Route information
- Length: 278 km (173 mi)
- Existed: 2019 (Construction began)–present

Major junctions
- West end: Khavda
- East end: Dholavira

Location
- Country: India

Highway system
- Roads in India; Expressways; National; State; Asian;

= Road to Heaven, Kutch =

Road in Kutch District, Gujarat, India

The Road to Heaven is a highway located in the Kutch District of Gujarat, India. It spans approximately 30 kilometers through the Great Rann of Kutch.
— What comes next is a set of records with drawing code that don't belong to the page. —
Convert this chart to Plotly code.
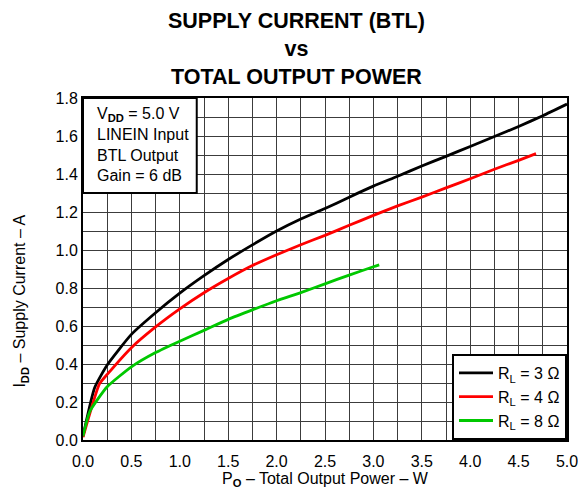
import plotly.graph_objects as go

# Data
po_3 = [0.0, 0.12, 0.25, 0.5, 0.75, 1.0, 1.25, 1.5, 1.75, 2.0, 2.25, 2.5, 2.75, 3.0,
        3.25, 3.5, 3.75, 4.0, 4.25, 4.5, 4.75, 5.0]
idd_3 = [0.02, 0.275, 0.395, 0.556, 0.67, 0.773, 0.865, 0.95, 1.027, 1.1, 1.163, 1.218,
         1.278, 1.336, 1.388, 1.442, 1.493, 1.545, 1.597, 1.65, 1.707, 1.768]

po_4 = [0.0, 0.17, 0.25, 0.5, 0.75, 1.0, 1.25, 1.5, 1.75, 2.0, 2.25, 2.5, 2.75, 3.0,
        3.25, 3.5, 3.75, 4.0, 4.25, 4.5, 4.68]
idd_4 = [0.015, 0.295, 0.345, 0.486, 0.595, 0.69, 0.775, 0.85, 0.918, 0.975, 1.028,
         1.077, 1.13, 1.182, 1.232, 1.278, 1.327, 1.375, 1.425, 1.472, 1.507]

po_8 = [0.0, 0.07, 0.25, 0.5, 0.75, 1.0, 1.25, 1.5, 1.75, 2.0, 2.25, 2.5, 2.75, 3.0, 3.06]
idd_8 = [0.02, 0.15, 0.28, 0.385, 0.46, 0.52, 0.577, 0.635, 0.685, 0.733, 0.776, 0.822,
         0.868, 0.912, 0.922]

series_names = ["R<sub>L</sub> = 3 Ω", "R<sub>L</sub> = 4 Ω", "R<sub>L</sub> = 8 Ω"]
series_colors = ["#000000", "#ff0000", "#00c800"]

x_tickvals = [0.0, 0.5, 1.0, 1.5, 2.0, 2.5, 3.0, 3.5, 4.0, 4.5, 5.0]
x_ticktext = ["0.0", "0.5", "1.0", "1.5", "2.0", "2.5", "3.0", "3.5", "4.0", "4.5", "5.0"]
y_tickvals = [0.0, 0.2, 0.4, 0.6, 0.8, 1.0, 1.2, 1.4, 1.6, 1.8]
y_ticktext = ["0.0", "0.2", "0.4", "0.6", "0.8", "1.0", "1.2", "1.4", "1.6", "1.8"]

title_text = "<b>SUPPLY CURRENT (BTL)<br>vs<br>TOTAL OUTPUT POWER</b>"
box_text = "V<sub><b>DD</b></sub> = 5.0 V<br>LINEIN Input<br>BTL Output<br>Gain = 6 dB"
x_title = "P<sub><b>O</b></sub> – Total Output Power – W"
y_title = "I<sub><b>DD</b></sub> – Supply Current – A"

FONT = "Liberation Sans, Arial, sans-serif"
GRID = "#3c3c3c"
FS = 16

fig = go.Figure()
for xs, ys, name, color in zip([po_3, po_4, po_8], [idd_3, idd_4, idd_8], series_names, series_colors):
    fig.add_trace(go.Scatter(x=xs, y=ys, mode="lines", name=name,
                             line=dict(color=color, width=2.8, shape="spline", smoothing=0.5)))

# The page body keeps an 8px margin, so the figure sits at (8, 8); keep it inside the window.
fig.update_layout(
    width=570, height=481,
    margin=dict(l=75, r=11, t=90, b=49, autoexpand=False),
    paper_bgcolor="white", plot_bgcolor="white",
    font=dict(family=FONT, size=FS, color="black"),
    showlegend=True,
    legend=dict(x=1, y=0, xanchor="right", yanchor="bottom",
                bgcolor="white", bordercolor="black", borderwidth=2,
                font=dict(family=FONT, size=FS, color="black"),
                itemwidth=34, tracegroupgap=0),
    xaxis=dict(range=[0, 5.0], tickvals=x_tickvals, ticktext=x_ticktext,
               showgrid=True, gridcolor=GRID, gridwidth=1,
               minor=dict(dtick=0.25, tick0=0, showgrid=True, gridcolor=GRID, gridwidth=1),
               showline=True, linecolor="black", linewidth=2, mirror=True,
               ticks="", zeroline=False, ticklabeloverflow="allow",
               ticklabelstandoff=6, automargin=False,
               tickfont=dict(size=FS),
               title=dict(text=x_title, font=dict(size=FS), standoff=13)),
    yaxis=dict(range=[0, 1.8], tickvals=y_tickvals, ticktext=y_ticktext,
               showgrid=True, gridcolor=GRID, gridwidth=1,
               minor=dict(dtick=0.1, tick0=0, showgrid=True, gridcolor=GRID, gridwidth=1),
               showline=True, linecolor="black", linewidth=2, mirror=True,
               ticks="", zeroline=False, automargin=False,
               tickfont=dict(size=FS)),
)

# Y-axis title (rotated, sits lower than the plot centre as in the reference)
fig.add_annotation(xref="paper", yref="paper", x=-0.128, y=0.146,
                   xanchor="center", yanchor="bottom", textangle=-90, showarrow=False,
                   text=y_title, font=dict(family=FONT, size=FS, color="black"))

# Title (three centered lines above the plot)
fig.add_annotation(xref="paper", yref="paper", x=0.442, y=1.265,
                   xanchor="center", yanchor="top", align="center", showarrow=False,
                   text=title_text, font=dict(family=FONT, size=21.5, color="black"))

# Condition box (top-left)
fig.add_shape(type="rect", xref="paper", yref="paper",
              x0=0, x1=0.235, y0=0.722, y1=1.0,
              fillcolor="white", line=dict(color="black", width=2), layer="above")
fig.add_annotation(xref="paper", yref="paper", x=0.025, y=0.985,
                   xanchor="left", yanchor="top", align="left", showarrow=False,
                   text=box_text, font=dict(family=FONT, size=FS, color="black"))

fig.write_html("out.html", config={"displayModeBar": False})
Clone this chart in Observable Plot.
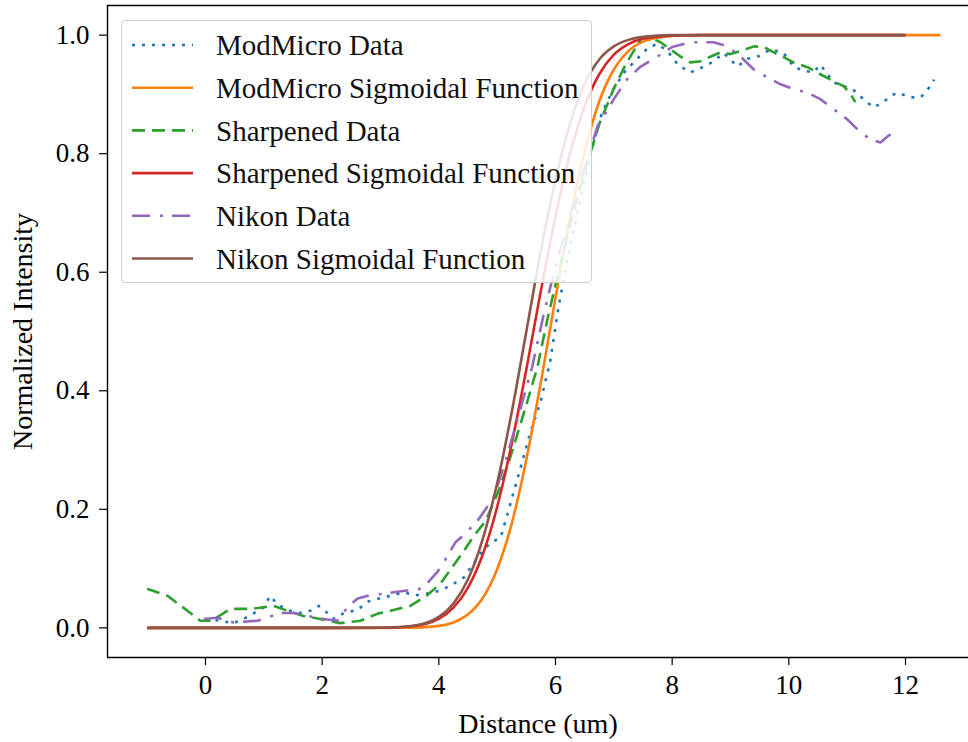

The road forms part of the national highway connecting Ghaduli to Santalpur and has become renowned for its scenic beauty and the distinctive driving experience it provides.

== History ==
Construction of the Road to Heaven began in 2019, aiming to enhance connectivity within the region and support tourism, especially to the Dholavira site, a UNESCO World Heritage Site as of 2021.In the run-up to the G-20 Summit, the Government of India cleared the 31.9 km-long Khavda-Khadir road, through the Rann of Kutch.

== Route ==
Running from Khavda to Dholavira, the road travels through the heart of the white desert, near the Rann of Kutch Lake, showcasing the natural landscape of the area.

== Impact ==
The road has gained attention as a notable destination for travelers, particularly following the G20 Summit held in Gujarat. The road contributes significantly to the local economy by stimulating tourism, particularly during the annual Rann Utsav festival.